### PROVIDED DATA
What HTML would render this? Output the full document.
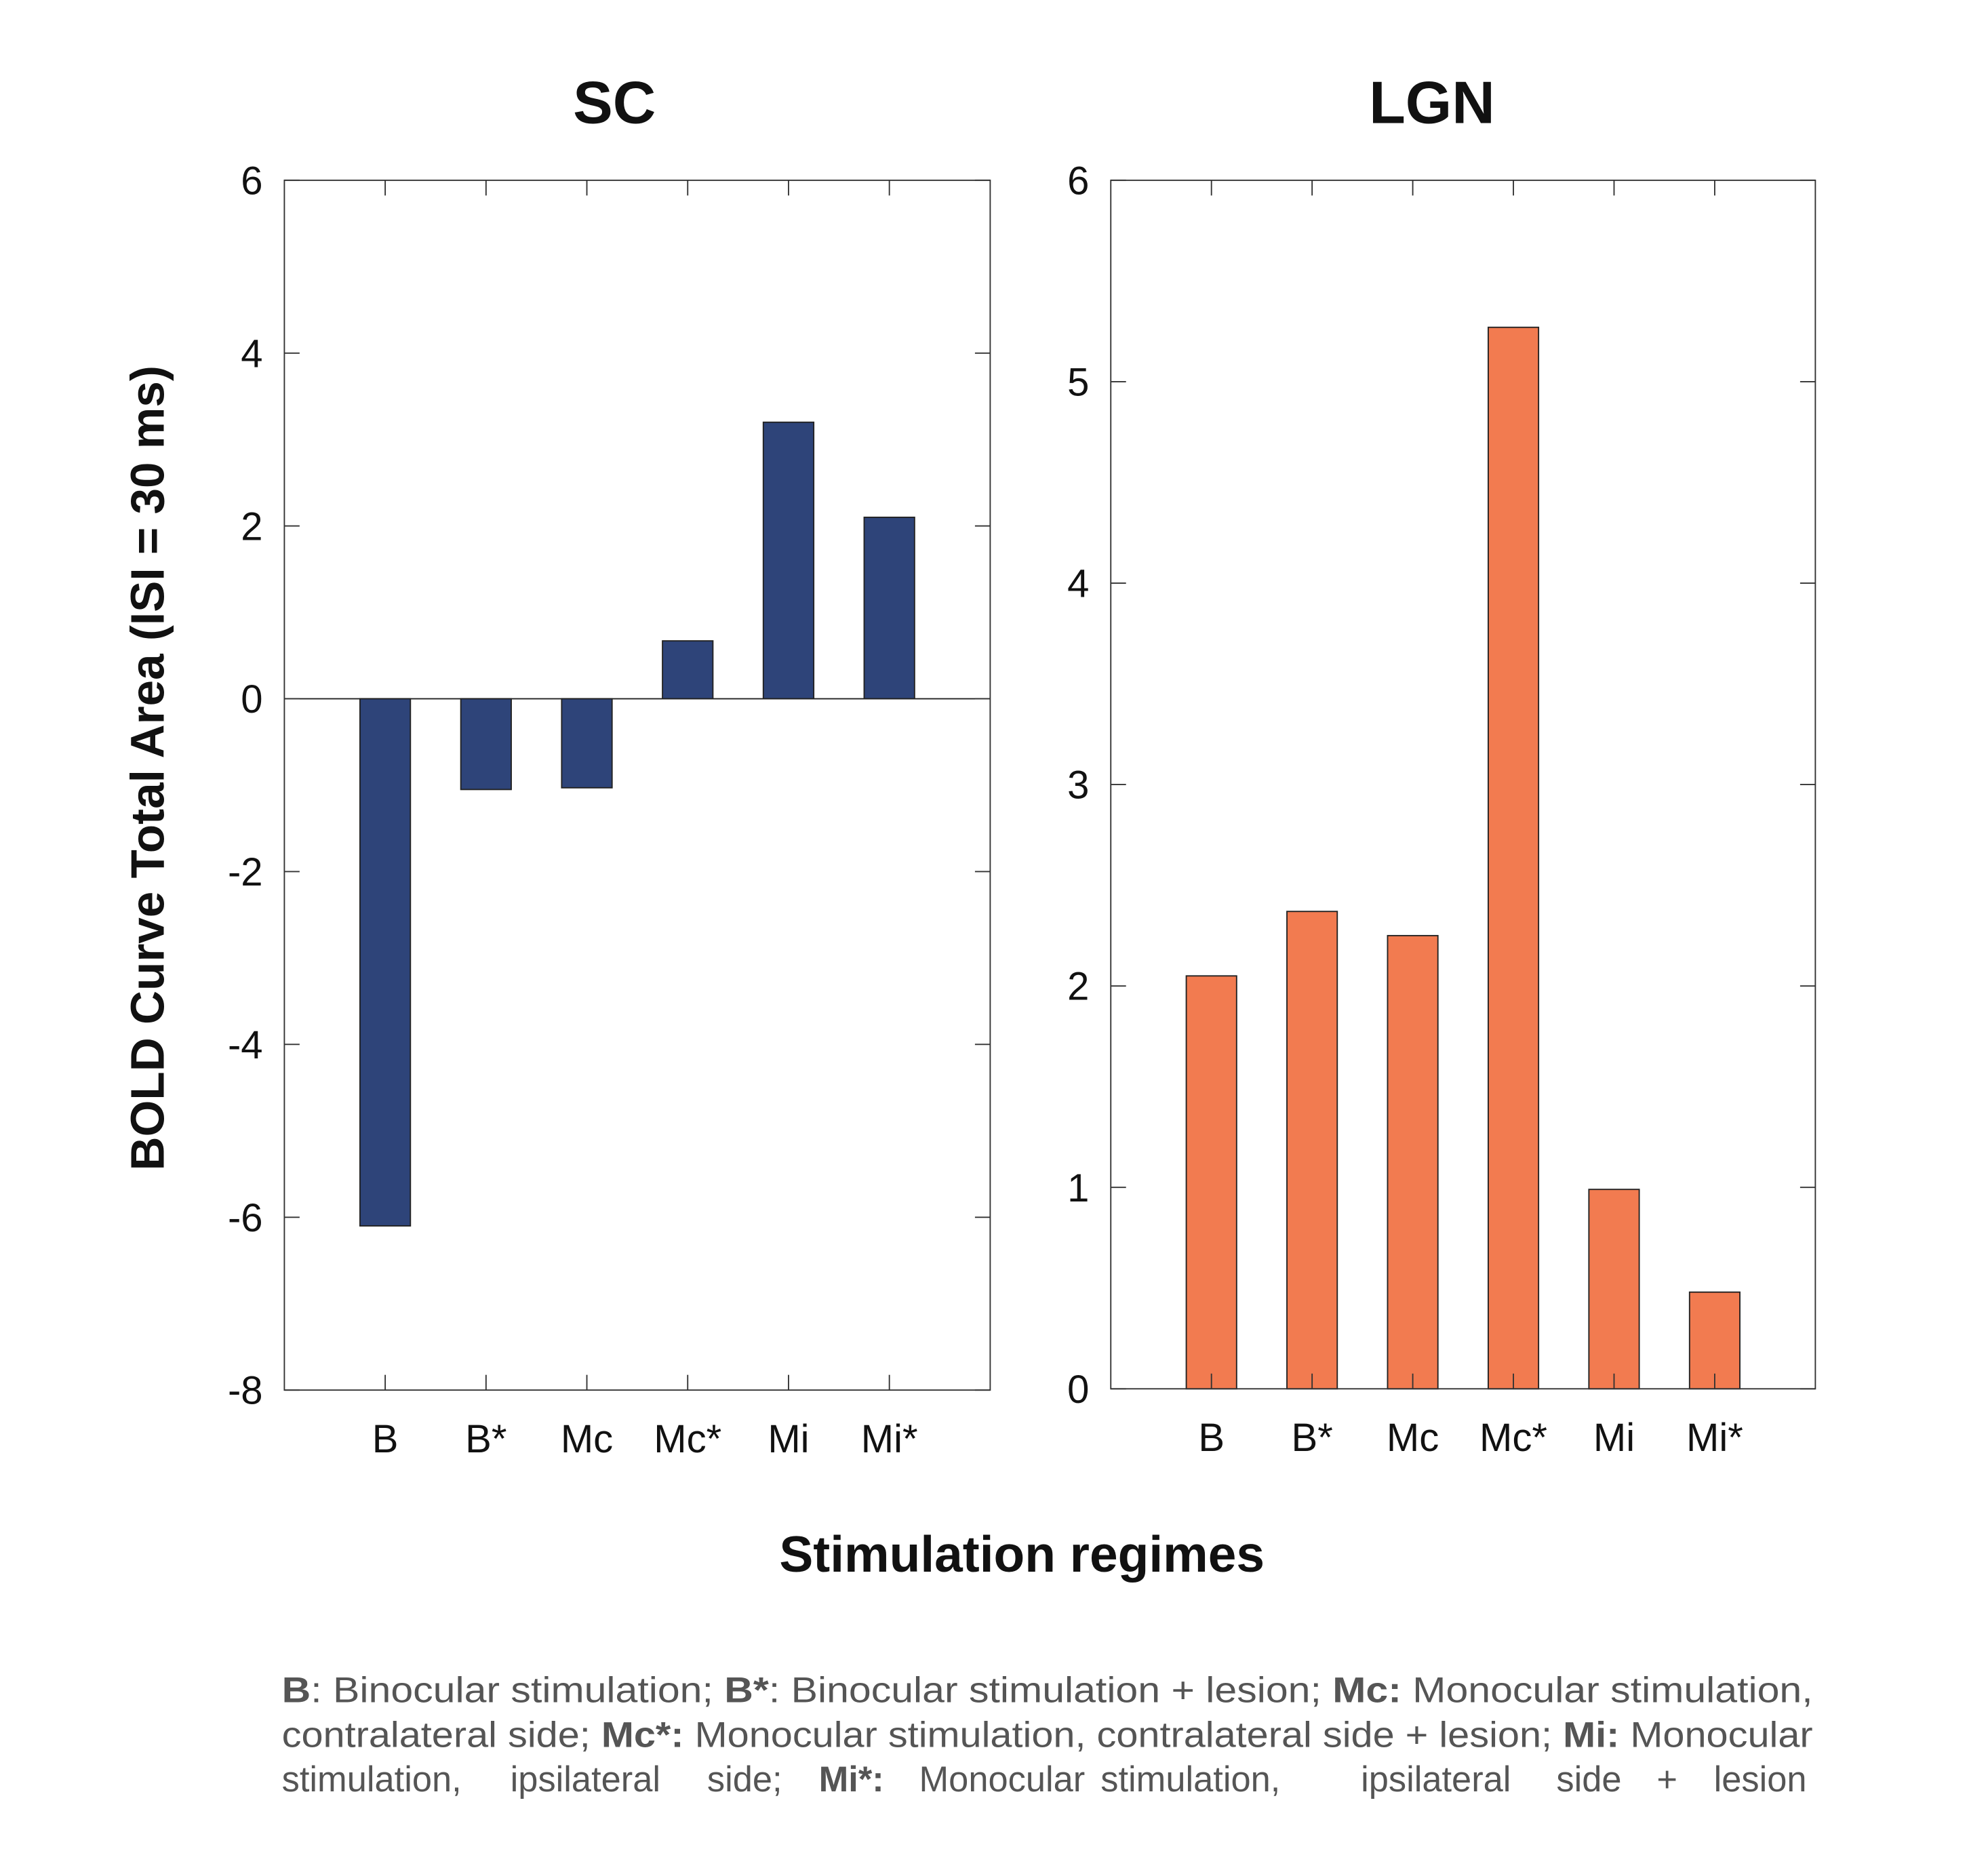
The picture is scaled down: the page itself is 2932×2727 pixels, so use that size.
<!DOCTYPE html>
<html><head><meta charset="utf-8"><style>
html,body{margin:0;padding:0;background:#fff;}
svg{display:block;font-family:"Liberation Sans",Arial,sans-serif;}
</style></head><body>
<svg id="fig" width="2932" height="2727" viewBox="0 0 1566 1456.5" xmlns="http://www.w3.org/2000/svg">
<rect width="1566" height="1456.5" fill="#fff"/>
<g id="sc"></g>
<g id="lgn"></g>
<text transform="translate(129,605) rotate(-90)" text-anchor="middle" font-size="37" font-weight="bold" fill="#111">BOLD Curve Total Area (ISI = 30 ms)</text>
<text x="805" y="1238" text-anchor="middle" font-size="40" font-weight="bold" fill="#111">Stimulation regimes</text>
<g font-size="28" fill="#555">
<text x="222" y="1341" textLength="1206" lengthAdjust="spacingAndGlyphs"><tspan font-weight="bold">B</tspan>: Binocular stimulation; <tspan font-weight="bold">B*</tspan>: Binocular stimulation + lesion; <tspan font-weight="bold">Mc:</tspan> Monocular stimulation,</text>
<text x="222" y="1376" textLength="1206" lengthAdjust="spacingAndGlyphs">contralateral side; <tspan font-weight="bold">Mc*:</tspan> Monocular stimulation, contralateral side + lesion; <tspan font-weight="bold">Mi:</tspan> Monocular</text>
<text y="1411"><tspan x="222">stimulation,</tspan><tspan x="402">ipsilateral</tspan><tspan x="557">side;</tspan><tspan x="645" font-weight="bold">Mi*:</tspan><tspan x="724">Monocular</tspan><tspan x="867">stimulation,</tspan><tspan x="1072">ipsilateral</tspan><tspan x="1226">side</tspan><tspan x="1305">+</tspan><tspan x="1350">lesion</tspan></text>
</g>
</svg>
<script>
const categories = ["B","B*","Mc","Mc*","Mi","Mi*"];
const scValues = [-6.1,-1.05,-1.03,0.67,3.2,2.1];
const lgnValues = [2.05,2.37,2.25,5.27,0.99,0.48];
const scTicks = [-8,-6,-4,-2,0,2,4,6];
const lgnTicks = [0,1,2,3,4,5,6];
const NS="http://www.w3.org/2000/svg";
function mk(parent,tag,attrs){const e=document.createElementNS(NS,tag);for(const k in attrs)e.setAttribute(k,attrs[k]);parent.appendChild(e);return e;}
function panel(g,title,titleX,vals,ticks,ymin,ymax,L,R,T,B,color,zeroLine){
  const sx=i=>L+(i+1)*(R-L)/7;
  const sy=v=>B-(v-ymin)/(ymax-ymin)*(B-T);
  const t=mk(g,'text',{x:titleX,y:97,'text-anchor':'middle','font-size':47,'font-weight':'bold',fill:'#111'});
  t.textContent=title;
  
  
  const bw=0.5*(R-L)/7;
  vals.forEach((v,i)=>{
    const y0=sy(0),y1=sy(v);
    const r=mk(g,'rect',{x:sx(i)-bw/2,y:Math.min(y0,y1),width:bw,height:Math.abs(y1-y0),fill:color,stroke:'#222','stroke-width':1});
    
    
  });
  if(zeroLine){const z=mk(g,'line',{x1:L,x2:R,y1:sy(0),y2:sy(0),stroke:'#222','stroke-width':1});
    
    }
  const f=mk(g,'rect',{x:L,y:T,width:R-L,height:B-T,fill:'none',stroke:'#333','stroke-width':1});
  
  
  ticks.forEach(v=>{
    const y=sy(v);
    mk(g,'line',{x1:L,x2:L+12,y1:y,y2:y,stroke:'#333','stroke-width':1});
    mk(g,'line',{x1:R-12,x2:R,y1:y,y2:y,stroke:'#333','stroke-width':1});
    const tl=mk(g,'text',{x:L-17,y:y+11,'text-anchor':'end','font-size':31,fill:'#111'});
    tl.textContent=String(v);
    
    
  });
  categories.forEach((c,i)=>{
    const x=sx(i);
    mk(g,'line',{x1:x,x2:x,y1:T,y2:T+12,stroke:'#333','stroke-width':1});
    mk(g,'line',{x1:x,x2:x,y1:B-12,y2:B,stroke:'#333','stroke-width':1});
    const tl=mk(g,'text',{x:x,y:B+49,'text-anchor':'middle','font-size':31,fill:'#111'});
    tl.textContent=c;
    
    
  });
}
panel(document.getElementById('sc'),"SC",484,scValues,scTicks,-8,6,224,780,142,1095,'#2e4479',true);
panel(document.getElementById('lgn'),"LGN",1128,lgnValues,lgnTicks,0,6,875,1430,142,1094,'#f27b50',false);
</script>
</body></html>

---

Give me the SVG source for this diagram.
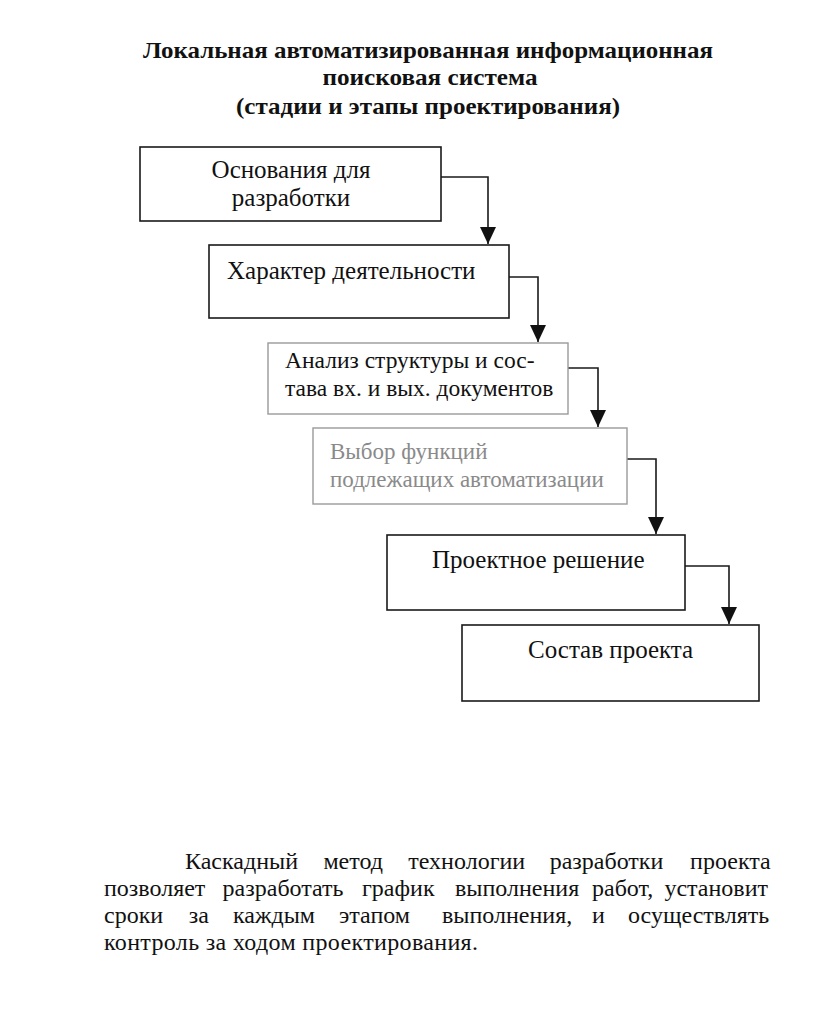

### GOAL
Copy each line of the listing in which the word "this" can be found.

### CORRECT OUTPUT
What HTML would render this? Output the full document.
Give me the SVG source for this diagram.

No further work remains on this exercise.